Time and time again, we are shown how people of color’s contributions to the American music industry and culture are purposefully forgotten and ignored in favor of a history that fits the hetronormative, white, male agenda.  In Ludwig Hurtado’s Country Music is Also Mexican Music, he dives into just how much Mexican music is a defining factor of country music, and therefore Mexican music fans should not be seen as outliers in country music’s fanbase.  American Conservatives have recently tried to capitalize off of country music, viewing it as all white, all American safespace for the conservative agenda, only to find Mexican fans, who have always been there, and as Hurtado proves, belong to be there. He writes, “For too long, the reigning presupposition has been that country music was confined to a politics of closed borders, but country music wouldn’t even exist if it weren’t for the transcendence of cultural and national border lines.” Country music is a result of Mexican and American culture blending, yet mainstream media and histories still label country as an exclusively white, conservative genre.

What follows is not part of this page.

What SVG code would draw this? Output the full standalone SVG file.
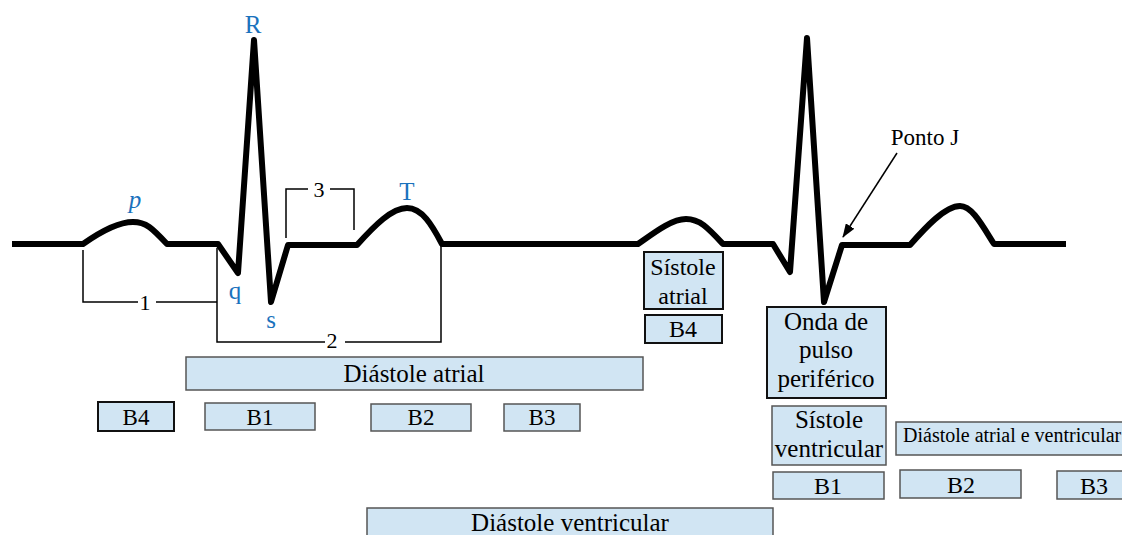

Just like Mexican influence in country music, women’s influence on both grunge and general Seattle culture has been forgotten, perhaps because of their status as women, until recently.  After grunge musician Mia Zapata was brutally raped and murdered walking to her home in Capitol Hill, fellow femme musicians came togetehr to create Home Alive, as recently detailed in the film Rock, Rage, & Self Defense: an Oral History of Seattle’s Home Alive by DIY filmmakers Rozz Therrien and Leah Michaels. In an interview with Bitch Media’s Laina Dawes, Michaels says “I think that both of us were both shocked and inspired and also a bit confused as to how we both didn’t know about it. We were like,  ‘How is this not a huge thing? How did people not really know about this at all?’” Even an event that had an international impact, like Mia Zapata’s murder, was largely forgotten when this film came out, probably because it was womxn ran.

  • This tribute to Nipsey Hussle is a way in which people of a marginalized group remember someone who died.  Tributes like this must be remembered.


  • Mia Zapata’s band, listening to her voice is another way to remember her legacy.